High Dynamic Range or better known as HDR, has been a concept that seems to be so very misunderstood. Hundreds of web pages with 2D and 3D designers trying to understand and justify this paradigm shift that will change the way they think about photography and lighting in general.
HDR is not a concept that is just a fad or some crazy idea that only the highest end professionals ever have to think about, but rather something that will change everything from how you take pictures with your family camera to the way that the Hubble Telescope takes pictures of our sun.
If we take a simple observation of how light looks in the world around us, you will notice that there are areas that are too bright for you to look at like the sun, and areas too dark for you to see anything. This idea refers to the RANGE of light (or sometimes referred to as luminance) that is visible to the human eye. The human eye can see a range of approx. 10,000:1 but this range can adapt over a 1,000,000:1 range (walk outside, your eyes slowly adjust so you can see better at those luminance levels), so here lays the problem. Presently our monitors, cameras and TV’s have very limited range, approx. 100:1, which is 1/100 of what we can see. As a result of this limitation, file formats were created to work with these limited mediums such as Windows Bitmap. Original JPEG and TIFF images could only encode a limited brightness range of 0-255 (i.e. the brightest point can only be 255 times as bright as the darkest point). The move has finally been made after 30 years of these limitations, both JPEG and TIFF file formats now support higher and broader color depths.
The first thing everyone thinks, is why would I need anything more if you can’t see it on a screen or capture it with your camera. This is wrong, and where it gets very technical. In the world of computers a BYTE is limited to values between 0 – 255, so let’s say you store all your image information as BYTES and you brighten your image by 20 value points, any value that was greater than 235 now becomes 255 and all the detail that was stored between 235 – 255 is now lost. So if the same image was darkened by 20 points the image would make any value that was 255 equal to 235 (rather than a range of values between 235 and 255). This always leaves your image with a contrast reduction effect.

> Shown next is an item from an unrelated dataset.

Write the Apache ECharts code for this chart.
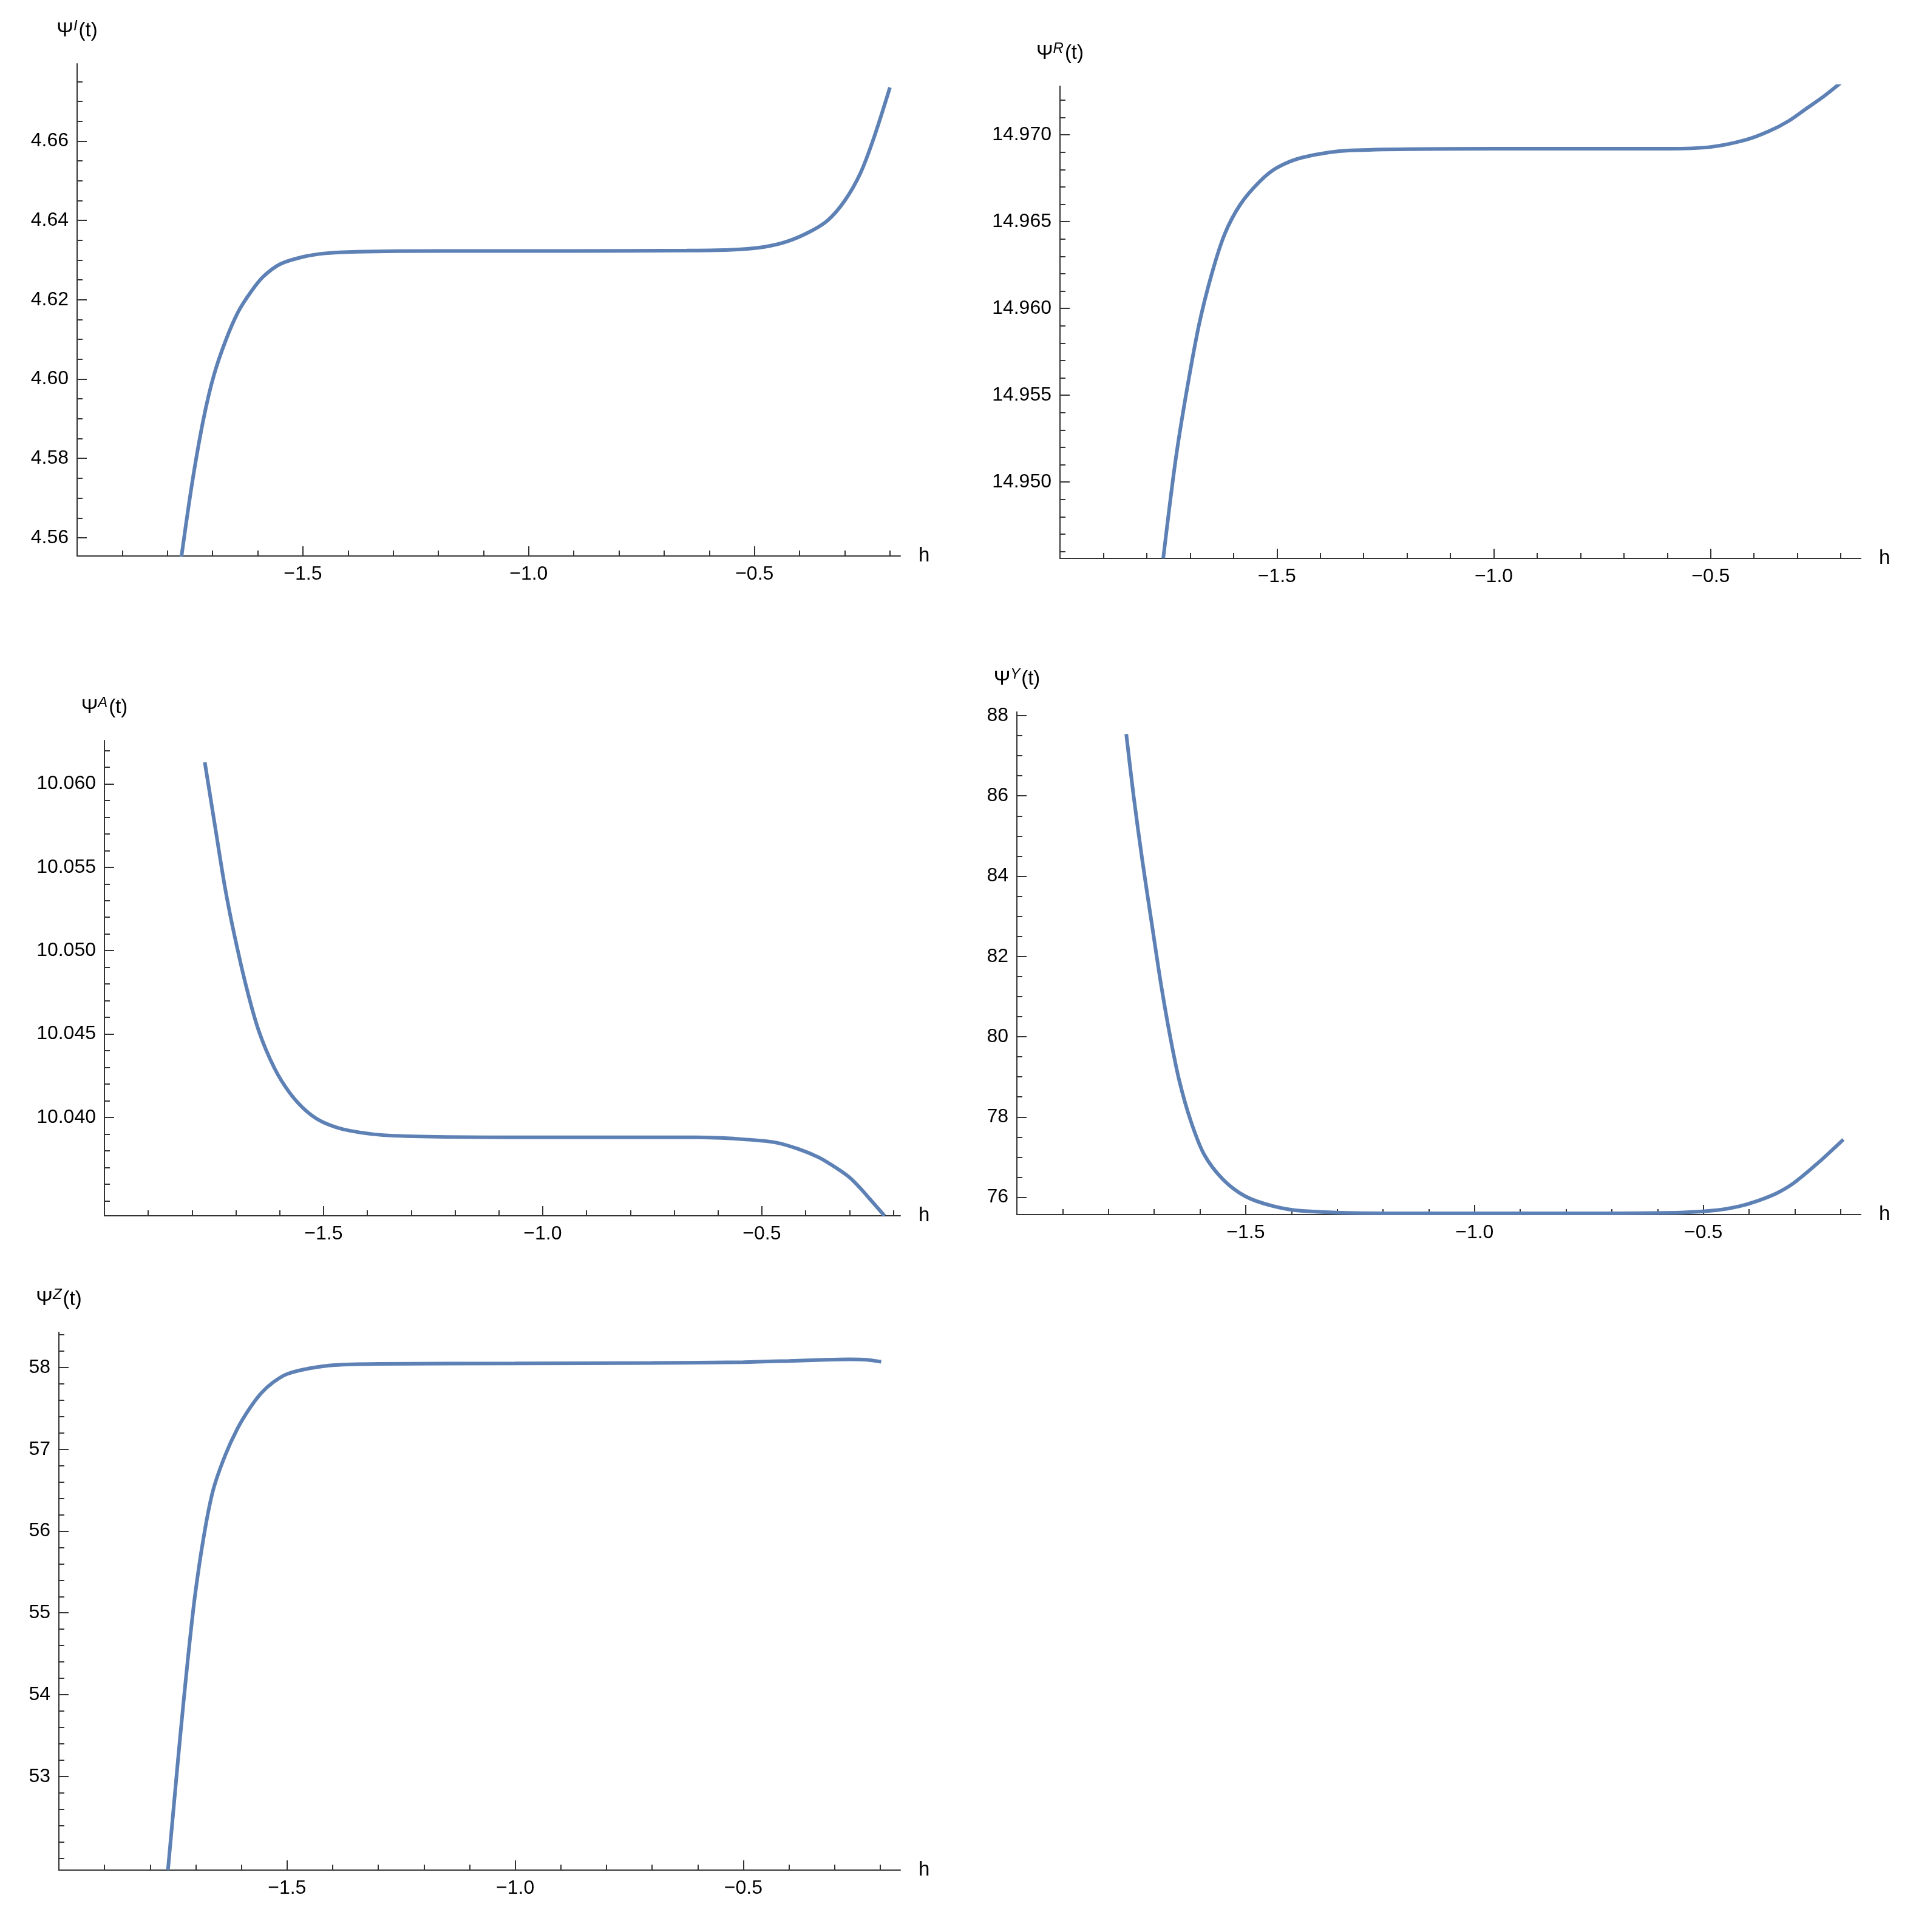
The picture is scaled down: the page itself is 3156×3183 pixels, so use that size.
<!DOCTYPE html>
<html style="height: 100%">
<head>
  <meta charset="utf-8">
</head>
<body style="height: 100%; margin: 0; background: #fff">
  <div id="container" style="height: 100%"></div>
  <script type="text/javascript" src="https://cdn.jsdelivr.net/npm/echarts@6/dist/echarts.min.js"></script>
  <script type="text/javascript">
    // curves: [h, value]
    var psiI = [[-1.769, 4.5552], [-1.745, 4.574], [-1.72, 4.590], [-1.697, 4.601], [-1.67, 4.610],
      [-1.643, 4.617], [-1.615, 4.622], [-1.588, 4.6258], [-1.55, 4.6290], [-1.5, 4.6308], [-1.45, 4.6317],
      [-1.38, 4.6321], [-1.2, 4.6323], [-0.9, 4.6323], [-0.65, 4.6324], [-0.55, 4.6326], [-0.48, 4.6333],
      [-0.43, 4.6346], [-0.38, 4.6370], [-0.338, 4.6400], [-0.30, 4.6450], [-0.265, 4.6520],
      [-0.235, 4.6610], [-0.2, 4.6735]];
    var psiR = [[-1.762, 14.9456], [-1.735, 14.9510], [-1.711, 14.9548], [-1.68, 14.9590], [-1.65, 14.9620],
      [-1.62, 14.9643], [-1.584, 14.9660], [-1.54, 14.9673], [-1.5, 14.9681], [-1.44, 14.9687],
      [-1.33, 14.9691], [-1.0, 14.9692], [-0.6, 14.9692], [-0.5, 14.9693], [-0.42, 14.9697],
      [-0.366, 14.9702], [-0.32, 14.9708], [-0.28, 14.9715], [-0.24, 14.9722], [-0.195, 14.9731]];
    var psiA = [[-1.771, 10.0613], [-1.746, 10.0572], [-1.725, 10.0538], [-1.704, 10.0510], [-1.676, 10.0478],
      [-1.648, 10.0452], [-1.613, 10.0430], [-1.578, 10.0415], [-1.54, 10.0404], [-1.5, 10.0397],
      [-1.44, 10.0392], [-1.34, 10.0389], [-1.0, 10.0388], [-0.65, 10.0388], [-0.55, 10.0387],
      [-0.47, 10.0385], [-0.416, 10.0381], [-0.37, 10.0376], [-0.332, 10.0370], [-0.30, 10.0364],
      [-0.277, 10.0358], [-0.25, 10.0350], [-0.22, 10.0341]];
    var psiY = [[-1.761, 87.54], [-1.745, 86.0], [-1.726, 84.4], [-1.705, 82.8], [-1.685, 81.3],
      [-1.665, 80.0], [-1.645, 78.9], [-1.62, 77.9], [-1.591, 77.07], [-1.55, 76.45], [-1.5, 76.02],
      [-1.44, 75.78], [-1.376, 75.66], [-1.2, 75.6], [-0.8, 75.6], [-0.55, 75.62], [-0.47, 75.68],
      [-0.42, 75.78], [-0.384, 75.90], [-0.34, 76.10], [-0.303, 76.35], [-0.25, 76.85], [-0.194, 77.44]];
    var psiZ = [[-1.761, 51.855], [-1.748, 52.65], [-1.735, 53.44], [-1.718, 54.40], [-1.702, 55.20],
      [-1.682, 55.95], [-1.662, 56.50], [-1.636, 56.92], [-1.609, 57.25], [-1.582, 57.50],
      [-1.556, 57.69], [-1.53, 57.82], [-1.5, 57.92], [-1.45, 57.99], [-1.396, 58.03], [-1.3, 58.045],
      [-1.0, 58.05], [-0.7, 58.055], [-0.5, 58.065], [-0.4, 58.08], [-0.32, 58.095], [-0.267, 58.10],
      [-0.23, 58.095], [-0.198, 58.07]];

    var hTicks = [-1.5, -1.0, -0.5];
    var ticksI = [4.56, 4.58, 4.60, 4.62, 4.64, 4.66];
    var ticksR = [14.950, 14.955, 14.960, 14.965, 14.970];
    var ticksA = [10.040, 10.045, 10.050, 10.055, 10.060];
    var ticksY = [76, 78, 80, 82, 84, 86, 88];
    var ticksZ = [53, 54, 55, 56, 57, 58];

    var panels = [
      { data: psiI, sup: 'I', ticks: ticksI, dec: 2, minor: 0.005, ymin: 4.5554, ymax: 4.6795, xmax: -0.177,
        box: { left: 127, top: 105, width: 1356, height: 811 } },
      { data: psiR, sup: 'R', ticks: ticksR, dec: 3, minor: 0.001, ymin: 14.9456, ymax: 14.9728, xmax: -0.154,
        box: { left: 1746, top: 142, width: 1319, height: 778 } },
      { data: psiA, sup: 'A', ticks: ticksA, dec: 3, minor: 0.001, ymin: 10.0341, ymax: 10.0626, xmax: -0.184,
        box: { left: 172, top: 1220, width: 1311, height: 783 } },
      { data: psiY, sup: 'Y', ticks: ticksY, dec: 0, minor: 0.5, ymin: 75.57, ymax: 88.09, xmax: -0.156,
        box: { left: 1675, top: 1173, width: 1390, height: 828 } },
      { data: psiZ, sup: 'Z', ticks: ticksZ, dec: 0, minor: 0.2, ymin: 51.855, ymax: 58.43, xmax: -0.156,
        box: { left: 97, top: 2195, width: 1386, height: 886 } }
    ];

    function steps(min, max, step) {
      var out = [];
      var k = Math.ceil(min / step - 1e-9);
      for (; k * step <= max + 1e-9; k++) out.push(+(k * step).toFixed(6));
      return out;
    }

    var font = 'Liberation Sans, Arial, sans-serif';
    var lineCol = '#333';
    var grid = [], xAxis = [], yAxis = [], series = [];

    panels.forEach(function (p, i) {
      grid.push(Object.assign({}, p.box));
      var xBase = {
        type: 'value', gridIndex: i, min: -2.0, max: p.xmax, position: 'bottom',
        splitLine: { show: false },
        axisLine: { onZero: false, lineStyle: { color: lineCol, width: 2 } }
      };
      xAxis.push(Object.assign({}, xBase, {
        name: 'h', nameLocation: 'end', nameGap: 30,
        nameTextStyle: { fontFamily: font, fontSize: 33, color: '#000', verticalAlign: 'middle' },
        axisTick: { inside: true, length: 16, customValues: steps(-2, p.xmax, 0.5), lineStyle: { color: lineCol, width: 2 } },
        axisLabel: { customValues: hTicks, fontFamily: font, fontSize: 32, color: '#000', margin: 14,
          formatter: function (v) { return v.toFixed(1).replace('-', '\u2212'); } }
      }));
      xAxis.push(Object.assign({}, xBase, {
        axisLine: { show: false },
        axisTick: { inside: true, length: 9, customValues: steps(-2, p.xmax, 0.1), lineStyle: { color: lineCol, width: 2 } },
        axisLabel: { show: false }
      }));
      var yBase = {
        type: 'value', gridIndex: i, min: p.ymin, max: p.ymax, position: 'left',
        splitLine: { show: false },
        axisLine: { onZero: false, lineStyle: { color: lineCol, width: 2 } }
      };
      yAxis.push(Object.assign({}, yBase, {
        name: '{a|\u03A8}{s|' + p.sup + '}{a|(t)}', nameLocation: 'end', nameGap: 34,
        nameTextStyle: { align: 'center', rich: {
          a: { fontFamily: font, fontSize: 33, color: '#000' },
          s: { fontFamily: font, fontSize: 24, fontStyle: 'italic', color: '#000', verticalAlign: 'top', padding: [0, 2, 16, 0] }
        } },
        axisTick: { inside: true, length: 16, customValues: p.ticks, lineStyle: { color: lineCol, width: 2 } },
        axisLabel: { customValues: p.ticks, fontFamily: font, fontSize: 32, color: '#000', margin: 14,
          formatter: function (v) { return v.toFixed(p.dec); } }
      }));
      yAxis.push(Object.assign({}, yBase, {
        axisLine: { show: false },
        axisTick: { inside: true, length: 9, customValues: steps(p.ymin, p.ymax, p.minor), lineStyle: { color: lineCol, width: 2 } },
        axisLabel: { show: false }
      }));
      series.push({
        type: 'line', xAxisIndex: 2 * i, yAxisIndex: 2 * i, data: p.data,
        smooth: 0.3, showSymbol: false, clip: true,
        lineStyle: { color: '#5E81B5', width: 6 }
      });
    });

    var myChart = echarts.init(document.getElementById('container'), null, { renderer: 'canvas' });
    myChart.setOption({ animation: false, grid: grid, xAxis: xAxis, yAxis: yAxis, series: series });
    window.addEventListener('resize', myChart.resize);
  </script>
</body>
</html>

To work around this, the HDR (High Dynamic Range) process was developed. High dynamic range image files are special formats that accurately encode the extreme luminance of very dark and very light areas of the scene without any visible data loss. HDR images address two issues, the first is that it can now store values ranging from 1x10exp(+/-37) and the second is that the range is so large that programmers never have to clamp the values of their image to a fixed max value such as 255. So by using the example above if the value was increased and then decreased by 20 points the original values would be restored leaving the image unchanged. This sort of editing is referred to as “Non-Destructive”, since any change can be reversed without data loss.
HDR images are normally created using digital cameras that can record different exposure levels (some cameras even come with Auto-Bracketing), so that they can be combined later to make a very detailed images storing data for both very dark and bright areas. This leaves the user with all the control to decide on how the final result will look.